YOUR GOAL >> Retype exactly what runs from the first line of the data to the line with "rate by year</text>", keeping both of those lines and skipping pictures.
-------- RAW DATA --------
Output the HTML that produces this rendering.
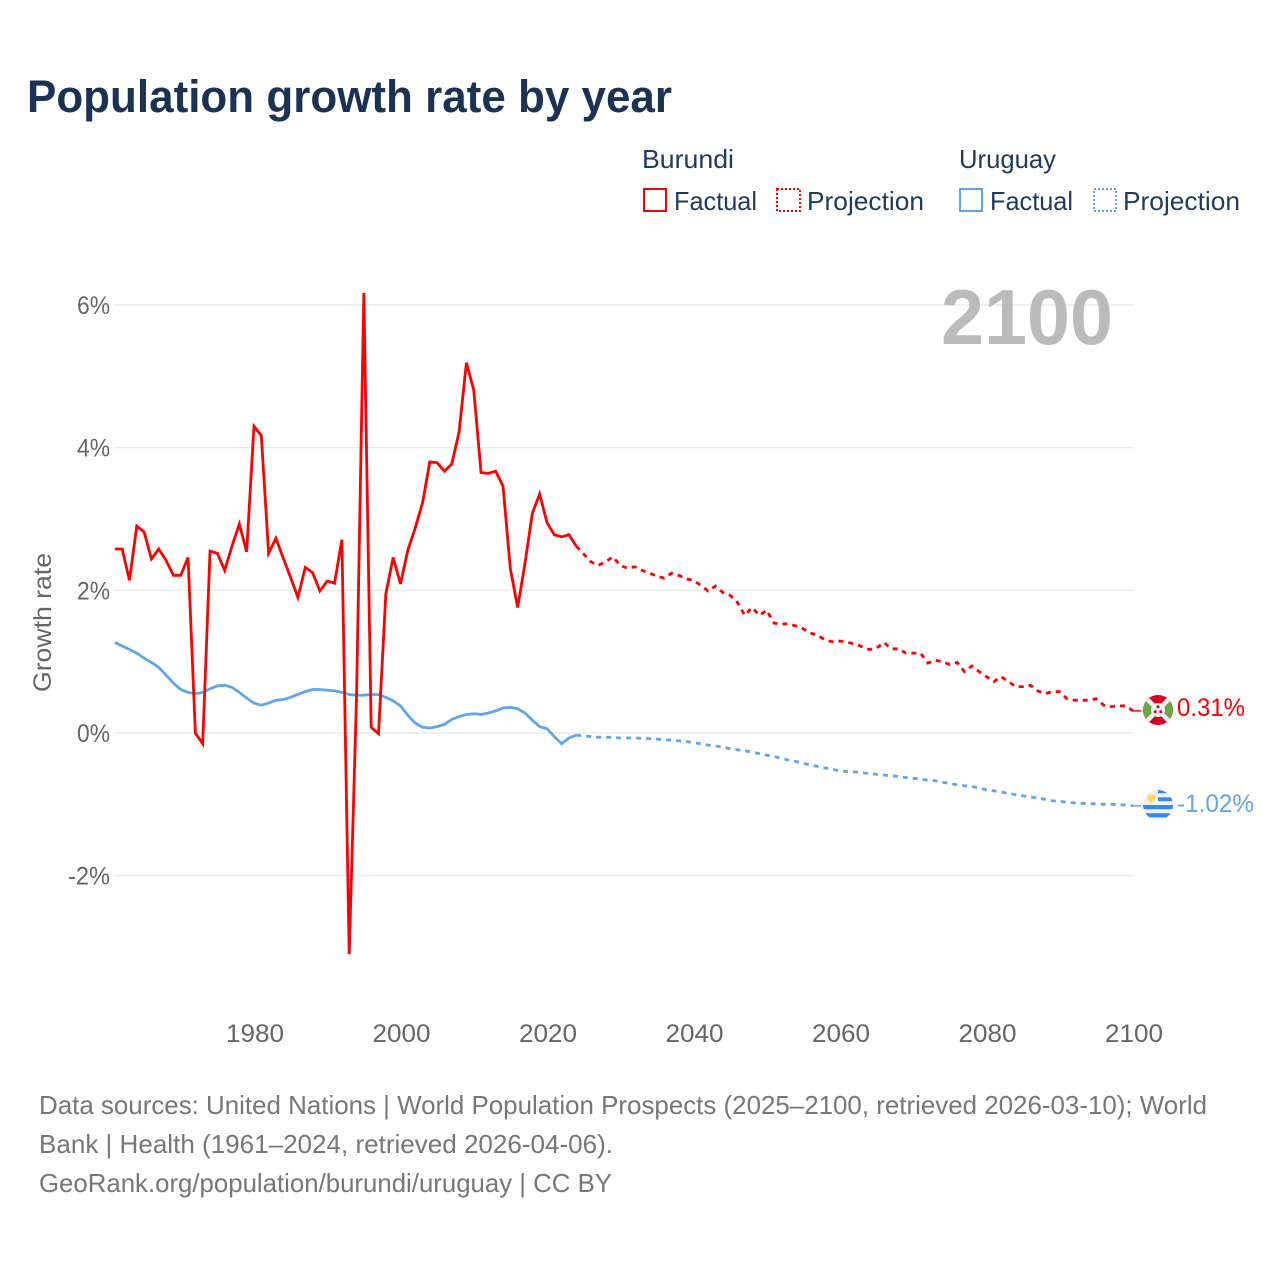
<!DOCTYPE html>
<html lang="en">
<head>
<meta charset="utf-8">
<title>Population growth rate by year</title>
<style>
html,body{margin:0;padding:0;background:#fff;}
svg{display:block;}
text{font-family:"Liberation Sans",sans-serif;}
</style>
</head>
<body>
<svg id="chart" xmlns="http://www.w3.org/2000/svg" width="1280" height="1280" viewBox="0 0 1280 1280">
  <rect width="1280" height="1280" fill="#ffffff"/>
  <text x="27" y="112" font-size="45" font-weight="700" fill="#1a3355" textLength="645" lengthAdjust="spacingAndGlyphs">Population growth rate by year</text>

  <g font-size="26" fill="#1f3a5c">
    <text x="642" y="168" textLength="92" lengthAdjust="spacingAndGlyphs">Burundi</text>
    <text x="959" y="168" textLength="97" lengthAdjust="spacingAndGlyphs">Uruguay</text>
    <rect x="644" y="189" width="22" height="22" fill="none" stroke="#ff0000" stroke-width="2"/>
    <text x="674" y="210" textLength="83" lengthAdjust="spacingAndGlyphs">Factual</text>
    <rect x="777" y="189" width="23" height="22" fill="none" stroke="#ff0000" stroke-width="2" stroke-dasharray="2 2"/>
    <text x="807" y="210" textLength="117" lengthAdjust="spacingAndGlyphs">Projection</text>
    <rect x="960" y="189" width="22" height="22" fill="none" stroke="#60a5ee" stroke-width="2"/>
    <text x="990" y="210" textLength="83" lengthAdjust="spacingAndGlyphs">Factual</text>
    <rect x="1094" y="189" width="22" height="22" fill="none" stroke="#60a5ee" stroke-width="2" stroke-dasharray="2 2"/>
    <text x="1123" y="210" textLength="117" lengthAdjust="spacingAndGlyphs">Projection</text>
  </g>

  <g id="grid"></g>
  <g id="yticks" font-size="25" fill="#666666" text-anchor="end"></g>
  <g id="xticks" font-size="25" fill="#666666" text-anchor="middle"></g>
  <text transform="translate(51,692) rotate(-90)" font-size="25" fill="#666666" textLength="139" lengthAdjust="spacingAndGlyphs">Growth rate</text>
  <text x="941" y="344" font-size="78" font-weight="700" fill="#bbbbbb" textLength="172" lengthAdjust="spacingAndGlyphs">2100</text>

  <g id="series"></g>

  <g>
    <clipPath id="clip-bi"><circle cx="1158" cy="710" r="15"/></clipPath>
    <g clip-path="url(#clip-bi)">
      <rect x="1143" y="695" width="30" height="30" fill="#d80027"/>
      <path d="M1143 695L1158 710L1143 725Z" fill="#6da544"/>
      <path d="M1173 695L1158 710L1173 725Z" fill="#6da544"/>
      <path d="M1143 695L1173 725M1173 695L1143 725" stroke="#f0f0f0" stroke-width="4.5"/>
      <circle cx="1158" cy="710" r="7" fill="#f0f0f0"/>
      <circle cx="1158" cy="706.8" r="1.5" fill="#d80027"/>
      <circle cx="1155.2" cy="711.8" r="1.5" fill="#d80027"/>
      <circle cx="1160.8" cy="711.8" r="1.5" fill="#d80027"/>
    </g>
  </g>
  <g>
    <clipPath id="clip-uy"><circle cx="1158" cy="805" r="15"/></clipPath>
    <g clip-path="url(#clip-uy)">
      <rect x="1143" y="790" width="30" height="30" fill="#f0f0f0"/>
      <rect x="1158" y="789.5" width="15" height="3.7" fill="#338af3"/>
      <rect x="1158" y="797.3" width="15" height="3.9" fill="#338af3"/>
      <rect x="1143" y="805" width="30" height="4.2" fill="#338af3"/>
      <rect x="1143" y="813.2" width="30" height="4.2" fill="#338af3"/>
      <circle cx="1151.3" cy="798.3" r="3.8" fill="#ffda44"/>
    </g>
  </g>
  <text id="label-bi" x="1177" y="716" font-size="25" fill="#ff0000" textLength="68" lengthAdjust="spacingAndGlyphs">0.31%</text>
  <text id="label-uy" x="1177" y="812" font-size="25" fill="#60a5ee" textLength="77" lengthAdjust="spacingAndGlyphs">-1.02%</text>

  <g font-size="26" fill="#777777">
    <text x="39" y="1114" textLength="1168" lengthAdjust="spacingAndGlyphs">Data sources: United Nations | World Population Prospects (2025–2100, retrieved 2026-03-10); World</text>
    <text x="39" y="1153" textLength="574" lengthAdjust="spacingAndGlyphs">Bank | Health (1961–2024, retrieved 2026-04-06).</text>
    <text x="39" y="1192" textLength="573" lengthAdjust="spacingAndGlyphs">GeoRank.org/population/burundi/uruguay | CC BY</text>
  </g>
</svg>
<script>
const yTickValues = [6, 4, 2, 0, -2];
const yTickLabels = ["6%", "4%", "2%", "0%", "-2%"];
const xTickValues = [1980, 2000, 2020, 2040, 2060, 2080, 2100];
const xTickLabels = ["1980", "2000", "2020", "2040", "2060", "2080", "2100"];

const factualYears = [1961,1962,1963,1964,1965,1966,1967,1968,1969,1970,1971,1972,1973,1974,1975,1976,1977,1978,1979,1980,1981,1982,1983,1984,1985,1986,1987,1988,1989,1990,1991,1992,1993,1994,1995,1996,1997,1998,1999,2000,2001,2002,2003,2004,2005,2006,2007,2008,2009,2010,2011,2012,2013,2014,2015,2016,2017,2018,2019,2020,2021,2022,2023,2024];
const projectionYears = [2024,2025,2026,2027,2028,2029,2030,2031,2032,2033,2034,2035,2036,2037,2038,2039,2040,2041,2042,2043,2044,2045,2046,2047,2048,2049,2050,2051,2052,2053,2054,2055,2056,2057,2058,2059,2060,2061,2062,2063,2064,2065,2066,2067,2068,2069,2070,2071,2072,2073,2074,2075,2076,2077,2078,2079,2080,2081,2082,2083,2084,2085,2086,2087,2088,2089,2090,2091,2092,2093,2094,2095,2096,2097,2098,2099,2100];

const burundiFactual = [2.58,2.58,2.14,2.90,2.82,2.44,2.58,2.42,2.21,2.21,2.46,0.00,-0.15,2.55,2.52,2.28,2.62,2.93,2.54,4.30,4.17,2.52,2.73,2.45,2.18,1.90,2.32,2.25,1.99,2.13,2.10,2.71,-3.10,0.50,6.17,0.08,-0.01,1.95,2.46,2.09,2.56,2.87,3.22,3.80,3.79,3.67,3.77,4.22,5.19,4.81,3.65,3.64,3.67,3.46,2.30,1.76,2.38,3.08,3.35,2.95,2.78,2.75,2.78,2.62];
const burundiProjection = [2.62,2.51,2.40,2.35,2.40,2.47,2.35,2.31,2.33,2.28,2.24,2.20,2.17,2.24,2.21,2.16,2.14,2.07,1.99,2.06,1.97,1.93,1.83,1.65,1.76,1.65,1.72,1.54,1.53,1.53,1.50,1.46,1.40,1.37,1.30,1.28,1.29,1.27,1.25,1.21,1.17,1.19,1.27,1.18,1.18,1.12,1.12,1.12,0.98,1.02,1.00,0.96,0.99,0.86,0.94,0.86,0.79,0.72,0.79,0.72,0.65,0.65,0.67,0.59,0.55,0.58,0.58,0.48,0.46,0.46,0.46,0.48,0.39,0.37,0.38,0.38,0.31];
const uruguayFactual = [1.27,1.22,1.17,1.12,1.05,0.99,0.92,0.81,0.70,0.61,0.57,0.55,0.57,0.62,0.66,0.67,0.64,0.57,0.49,0.42,0.39,0.42,0.46,0.47,0.50,0.54,0.58,0.61,0.61,0.60,0.59,0.57,0.54,0.53,0.53,0.54,0.54,0.50,0.45,0.38,0.25,0.14,0.08,0.07,0.09,0.12,0.19,0.23,0.26,0.27,0.26,0.28,0.31,0.35,0.36,0.34,0.28,0.18,0.09,0.06,-0.05,-0.15,-0.07,-0.03];
const uruguayProjection = [-0.03,-0.04,-0.05,-0.06,-0.06,-0.06,-0.07,-0.07,-0.07,-0.075,-0.08,-0.085,-0.095,-0.10,-0.11,-0.12,-0.135,-0.15,-0.17,-0.18,-0.20,-0.22,-0.235,-0.25,-0.265,-0.29,-0.31,-0.33,-0.355,-0.38,-0.40,-0.425,-0.45,-0.47,-0.49,-0.51,-0.53,-0.54,-0.545,-0.555,-0.57,-0.58,-0.59,-0.60,-0.61,-0.625,-0.635,-0.65,-0.66,-0.67,-0.69,-0.71,-0.725,-0.74,-0.75,-0.77,-0.795,-0.81,-0.83,-0.845,-0.865,-0.88,-0.90,-0.91,-0.93,-0.95,-0.96,-0.97,-0.98,-0.985,-0.99,-0.995,-1.00,-1.00,-1.005,-1.01,-1.02];

const SVGNS = "http://www.w3.org/2000/svg";
const xScale = function (year) { return 115.8 + (year - 1961) * 7.325; };
const xMark = function (year) { return xScale(year) - 1; };
const yScale = function (value) { return 733 - value * 71.33; };

function linePath(years, values) {
  return values.map(function (v, i) {
    return (i ? "L" : "M") + xMark(years[i]).toFixed(2) + " " + yScale(v).toFixed(2);
  }).join("");
}

const gridGroup = document.getElementById("grid");
const yTickGroup = document.getElementById("yticks");
const xTickGroup = document.getElementById("xticks");
const seriesGroup = document.getElementById("series");

yTickValues.forEach(function (v, i) {
  const g = document.createElementNS(SVGNS, "line");
  g.setAttribute("x1", 115);
  g.setAttribute("x2", 1133);
  g.setAttribute("y1", yScale(v));
  g.setAttribute("y2", yScale(v));
  g.setAttribute("stroke", "#ebebeb");
  g.setAttribute("stroke-width", 1.5);
  
  
  gridGroup.appendChild(g);
  const t = document.createElementNS(SVGNS, "text");
  t.setAttribute("x", 110);
  t.setAttribute("y", yScale(v) + 9);
  t.setAttribute("textLength", yTickLabels[i].length > 2 ? 42 : 33);
  t.setAttribute("lengthAdjust", "spacingAndGlyphs");
  t.textContent = yTickLabels[i];
  
  
  yTickGroup.appendChild(t);
});

xTickValues.forEach(function (year, i) {
  const t = document.createElementNS(SVGNS, "text");
  t.setAttribute("x", xScale(year));
  t.setAttribute("y", 1042);
  t.setAttribute("textLength", 58);
  t.setAttribute("lengthAdjust", "spacingAndGlyphs");
  t.textContent = xTickLabels[i];
  
  
  xTickGroup.appendChild(t);
});

function addLine(name, years, values, color, dash) {
  const p = document.createElementNS(SVGNS, "path");
  p.setAttribute("d", linePath(years, values));
  p.setAttribute("fill", "none");
  p.setAttribute("stroke", color);
  p.setAttribute("stroke-width", 2.8);
  if (dash) p.setAttribute("stroke-dasharray", dash);
  
  
  seriesGroup.appendChild(p);
}

function addConnector(name, years, values, color) {
  const lastYear = years[years.length - 1];
  const lastValue = values[values.length - 1];
  const c = document.createElementNS(SVGNS, "line");
  c.setAttribute("x1", xMark(lastYear));
  c.setAttribute("x2", xMark(lastYear) + 8);
  c.setAttribute("y1", yScale(lastValue));
  c.setAttribute("y2", yScale(lastValue));
  c.setAttribute("stroke", color);
  c.setAttribute("stroke-width", 1.5);
  
  
  seriesGroup.appendChild(c);
}

addLine("uruguay-factual-line", factualYears, uruguayFactual, "#60a5ee", null);
addLine("uruguay-projection-line", projectionYears, uruguayProjection, "#60a5ee", "5 5");
addConnector("uruguay-end-connector", projectionYears, uruguayProjection, "#60a5ee");
addLine("burundi-factual-line", factualYears, burundiFactual, "#ff0000", null);
addLine("burundi-projection-line", projectionYears, burundiProjection, "#ff0000", "5 5");
addConnector("burundi-end-connector", projectionYears, burundiProjection, "#ff0000");
</script>
</body>
</html>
--------
RESPONSE >>
Output the HTML that produces this rendering.
<!DOCTYPE html>
<html lang="en">
<head>
<meta charset="utf-8">
<title>Population growth rate by year</title>
<style>
html,body{margin:0;padding:0;background:#fff;}
svg{display:block;}
text{font-family:"Liberation Sans",sans-serif;}
</style>
</head>
<body>
<svg id="chart" xmlns="http://www.w3.org/2000/svg" width="1280" height="1280" viewBox="0 0 1280 1280">
  <rect width="1280" height="1280" fill="#ffffff"/>
  <text x="27" y="112" font-size="45" font-weight="700" fill="#1a3355" textLength="645" lengthAdjust="spacingAndGlyphs">Population growth rate by year</text>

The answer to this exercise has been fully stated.